Джон Броенинг в интернет-издании Electric Literature  (англ.) называет произведение Уайтхеда «язвительным смешным романом», обращая внимание на то, что, несмотря на всеобщий упадок, у людей «некоторые привычки никогда не меняются», что заметно на примере того, как человек спасающий свою жизнь бегством от преследующей его толпы зомби «рассказывает о своём прогрессе» используя «мёртвый Bluetooth». Ещё один пример сатиры на современное общество он видит в том, что хотя вся инфраструктура лежит к развалинах, тем не менее «миссии военных по восстановлению порядка, прозванной „Американский Феникс“ (звучит как „Буря в пустыне“ или „Иракская свобода“, не так ли?), всё же удалось привлечь несколько корпоративных спонсоров». Также Броенинг считает, что «Уайтхед — один из писателей, кто сохраняют чуткость главным образом к неодушевленных предметов, и кто представлял себе разрушение, так чтобы он мог любовно оглядеть развалины», что в частности проявляется в размышлениях Шпиц о городской витрине. В целом он приходит к выводу, что «поскольку безликий Марк Шпиц подробно осмысливает свои общие, самые яркие, предапокалиптические воспоминания и покорно идёт навстречу судьбе, возникает подозрение, что в мире Уайтхеда человек и нежить могут быть всего лишь двумя разными классами зомби»[8].

Чарли Джейн Андерс в интернет-издании Gizmodo высказала мнение, что «„Зона один“ показывает как жизнь после зомби-апокалипсиса превращает каждого в разновидность зомби» и указала, что «это книга для тех, кто любит города, а также для тех, кто желает совсем другой, сбивающий столку взгляд на худший апокалиптический сценарий, который мы никогда раньше не видели»[9].
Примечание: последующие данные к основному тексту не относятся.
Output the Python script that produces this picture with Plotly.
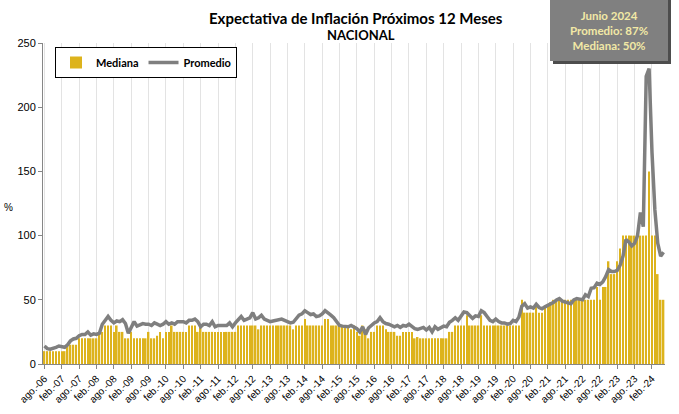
import plotly.graph_objects as go

# ---------------- data ----------------
month_names = ["ene.", "feb.", "mar.", "abr.", "may.", "jun.",
               "jul.", "ago.", "sep.", "oct.", "nov.", "dic."]
start_year, start_month = 2006, 8   # ago.-06
end_year, end_month = 2024, 6       # jun.-24

months = []
y, m = start_year, start_month
while (y, m) <= (end_year, end_month):
    months.append(f"{month_names[m - 1]}-{str(y)[2:]}")
    m += 1
    if m > 12:
        m = 1
        y += 1

mediana = [
    10, 10, 10, 10, 10, 10, 10, 10, 15, 15, 15, 15,          # ago06-jul07
    20, 20, 20, 20, 20, 20, 20, 25, 25, 30, 30, 30,          # ago07-jul08
    25, 30, 25, 25, 20, 20, 25, 20, 20, 20, 20, 20,          # ago08-jul09
    25, 20, 20, 22, 25, 20, 25, 25, 30, 25, 25, 25,          # ago09-jul10
    25, 25, 30, 30, 30, 25, 30, 25, 25, 25, 25, 25,          # ago10-jul11
    25, 25, 25, 25, 25, 25, 25, 30, 30, 30, 30, 30,          # ago11-jul12
    30, 30, 27, 30, 30, 30, 30, 30, 30, 30, 30, 30,          # ago12-jul13
    30, 30, 27, 30, 30, 30, 35, 30, 30, 30, 30, 30,          # ago13-jul14
    30, 35, 35, 30, 30, 30, 30, 30, 28, 28, 27, 30,          # ago14-jul15
    25, 22, 30, 27, 20, 25, 25, 30, 30, 30, 27, 25,          # ago15-jul16
    25, 25, 22, 22, 25, 25, 25, 25, 20, 21, 20, 20,          # ago16-jul17
    20, 20, 20, 20, 20, 20, 20, 20, 25, 25, 30, 30,          # ago17-jul18
    30, 30, 38, 30, 30, 30, 30, 38, 30, 30, 30, 30,          # ago18-jul19
    30, 30, 30, 30, 30, 30, 30, 30, 30, 50, 40, 40,          # ago19-jul20
    40, 40, 45, 40, 40, 45, 45, 48, 50, 50, 50, 50,          # ago20-jul21
    50, 50, 50, 50, 50, 50, 50, 50, 50, 50, 50, 60,          # ago21-jul22
    50, 60, 60, 80, 70, 70, 80, 90, 100, 100, 100, 100,      # ago22-jul23
    100, 100, 100, 100, 100, 150, 100, 100, 70, 50, 50,      # ago23-jun24
]

promedio = [
    14, 12, 11.5, 12, 13, 14, 13.5, 13, 15, 18, 19.5, 20,
    22, 23, 23, 25, 22.5, 23.5, 23, 24, 31, 34, 37, 34,
    32, 33.5, 33, 34.5, 31.5, 24, 29, 33, 29.5, 30.5, 31.5, 31,
    31, 30, 32, 31, 30, 31, 33, 31, 32, 31, 33, 33,
    33, 32, 34, 34, 35, 33, 29, 31, 31, 30, 33, 29,
    30, 30, 30, 30, 32, 29, 32, 35, 37, 34, 35, 36,
    40, 35, 36, 38, 35, 34, 33, 33.5, 34, 34.5, 35, 34,
    33, 32, 32.5, 35, 38, 39, 41.5, 40, 38.5, 39, 37, 37.5,
    39, 41.5, 40, 38, 36, 33, 30, 29.5, 29.5, 29, 30, 29,
    27.5, 25, 29, 23, 28, 30, 32, 33, 36, 33, 31.5, 31,
    30, 29, 30, 28.5, 30, 29.5, 31, 29, 27.5, 27, 28, 28.5,
    26.5, 28.5, 25, 29, 27, 28.5, 29.5, 29, 32.5, 34, 36, 34,
    37, 40.5, 40, 38, 35.5, 37.5, 37, 41.5, 40, 37, 34, 33,
    35, 33, 32, 32, 31, 31.5, 34, 33, 36.5, 45, 47, 43.5,
    44.5, 43.5, 46.5, 44, 43, 44.5, 45.5, 46.7, 48, 49.8, 51, 49,
    48.5, 48, 47, 50, 51, 50.5, 50, 54, 52.5, 59, 59.5, 63,
    62, 64, 68, 73.5, 72, 72, 73, 77, 84, 97, 95, 92,
    94, 100, 118, 107, 224, 230, 165, 120, 94, 84, 87,
]

tick_labels = months[::6]
y_ticks = [0, 50, 100, 150, 200, 250]
box_lines = ["Junio 2024", "Promedio: 87%", "Mediana: 50%"]

# ---------------- figure ----------------
W, H = 679, 414
L, R, T, B = 43, 14, 43, 50
PW, PH = W - L - R, H - T - B


def px(x):
    return (x - L) / PW


def py(y):
    return (H - B - y) / PH


fig = go.Figure()
fig.add_trace(go.Bar(
    x=months, y=mediana, name="Mediana",
    marker=dict(color="#DDB31C", line=dict(width=0)),
))
fig.add_trace(go.Scatter(
    x=months, y=promedio, name="Promedio", mode="lines",
    line=dict(color="#7F7F7F", width=3.5),
))

font_main = "Lato, 'DejaVu Sans', sans-serif"

fig.update_layout(
    width=W, height=H,
    margin=dict(l=L, r=R, t=T, b=B),
    paper_bgcolor="white", plot_bgcolor="white",
    bargap=0.45,
    showlegend=True,
    legend=dict(
        orientation="h", x=px(55), y=py(47), xanchor="left", yanchor="top",
        bgcolor="white", bordercolor="#000000", borderwidth=1,
        font=dict(family=font_main, size=11, color="#000000", weight="bold"),
        itemwidth=30, tracegroupgap=0,
    ),
    xaxis=dict(
        type="category", tickmode="array", tickvals=tick_labels, ticktext=tick_labels,
        tickangle=-45, tickfont=dict(family="'Liberation Sans', Arial", size=10, color="#000000"),
        showgrid=True, gridcolor="#E3E3E3", gridwidth=1,
        showline=True, linecolor="#868686", linewidth=1,
        ticks="outside", ticklen=4, tickcolor="#868686",
        range=[-0.5, len(months) - 0.5], automargin=False,
    ),
    yaxis=dict(
        range=[0, 250], tickvals=y_ticks,
        tickfont=dict(family="'Liberation Sans', Arial", size=11, color="#000000"),
        showgrid=False, zeroline=False,
        showline=True, linecolor="#868686", linewidth=1,
        ticks="outside", ticklen=4, tickcolor="#868686", automargin=False,
    ),
)

# title
fig.add_annotation(text="<b>Expectativa de Inflación Próximos 12 Meses</b>",
                   xref="paper", yref="paper", x=px(356), y=py(18),
                   xanchor="center", yanchor="middle",
                   showarrow=False, font=dict(family=font_main, size=15, color="#000000"))
fig.add_annotation(text="<b>NACIONAL</b>",
                   xref="paper", yref="paper", x=px(361), y=py(35),
                   xanchor="center", yanchor="middle",
                   showarrow=False, font=dict(family=font_main, size=13, color="#000000"))
# y axis title
fig.add_annotation(text="%", xref="paper", yref="paper", x=px(8), y=py(207),
                   xanchor="center", yanchor="middle",
                   showarrow=False, font=dict(family="'Liberation Sans', Arial", size=10, color="#000000"))

# info box (shadow + box)
fig.add_shape(type="rect", xref="paper", yref="paper",
              x0=px(553), x1=px(671), y0=py(-5), y1=py(64),
              fillcolor="#4D4D4D", line=dict(width=0), layer="above")
fig.add_shape(type="rect", xref="paper", yref="paper",
              x0=px(550), x1=px(668), y0=py(-5), y1=py(61),
              fillcolor="#808080", line=dict(width=0), layer="above")
fig.add_annotation(text="<b>" + "<br>".join(box_lines) + "</b>",
                   xref="paper", yref="paper", x=px(609), y=py(30.5),
                   xanchor="center", yanchor="middle", align="center",
                   showarrow=False,
                   font=dict(family=font_main, size=11.5, color="#F2E9A6"))

fig.write_html("out.html", config={"displayModeBar": False},
               post_script="document.body.style.margin='0px';")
Джейкоб Браунинг в интернет-издании The Odyssey Online  (англ.) высказывает мнение, что «Шпиц — строгий приверженец заурядности, склонный к интроверсии и воспоминаниям даже в самых напряжённых обстоятельствах» чьи «экзистенциальные, острые и часто трагически страстные размышления о обществе, о себе и обстоятельстве пронизывают роман от начала до конца». Самому же Уайтхеду в кафкианской манере удаётся создать одномерный постапокалипсическом мир, где в сохранившейся его части выжившим людям запрещается заниматься грабежом товаров у тех компаний, которые не «спонсировали» деятельность по восстановлению мира, «в то время как Шпиц признается, что у некоторых наверняка есть тайники с накопленным награбленным, укрытые в зонах чистки, климат романа передаёт осязаемость бюрократического бремени, правил, препятствующих вольной человеческой природе, существуя даже в обществе с правительством, которое едва способно работать». Браунинг отмечает, что для него «Зона один» стала произведением, которое взяло его «в непредсказуемое путешествие по жизни человека, которому удаётся выжить в мире, наполненном враждебными опустошёнными лицами, людьми выхолощенными давлением жизни, и терзаемыми, безжизненными оболочками, привязанными к произвольной точке в прошлом, ожидающими когда эта жизнь завершится». А Уайтхед, как он считает, «создаёт среду, в которой время не столь линейно, а вместо этого выступает в качестве измерения, посредством которого главный герой сопровождает нас, так как будто он осматривает дом». И хотя это «непоследовательное турне с большим количеством подробностей, порождающих целых страницы отступлений», однако они «выглядят особенно насущными», поскольку «это была история». Автору произведения удаётся создать «ощутимую дистанцию между Шпицем и читателями», чтобы затем показать такую же «отдалённость человека от общества» попутно ставя немаловажный вопрос «в контексте общества, какое значение имеет история человека?», а «ужасное и, как всегда, красиво написанное заключение к роману (без спойлеров) предполагает, что это не так». В целом Браун делает следующий вывод о книге: «„Зона один“ стала блестящим, головокружительным и полностью сокрушительным романом, который ставит экзистенциальные вопросы, не найденные в мире жанровой литературе. Смешение литературной и жанровой работы, выполненной Уайтхедом, оказалось очень успешным и создало одно из моих любимых литературных произведений»[10].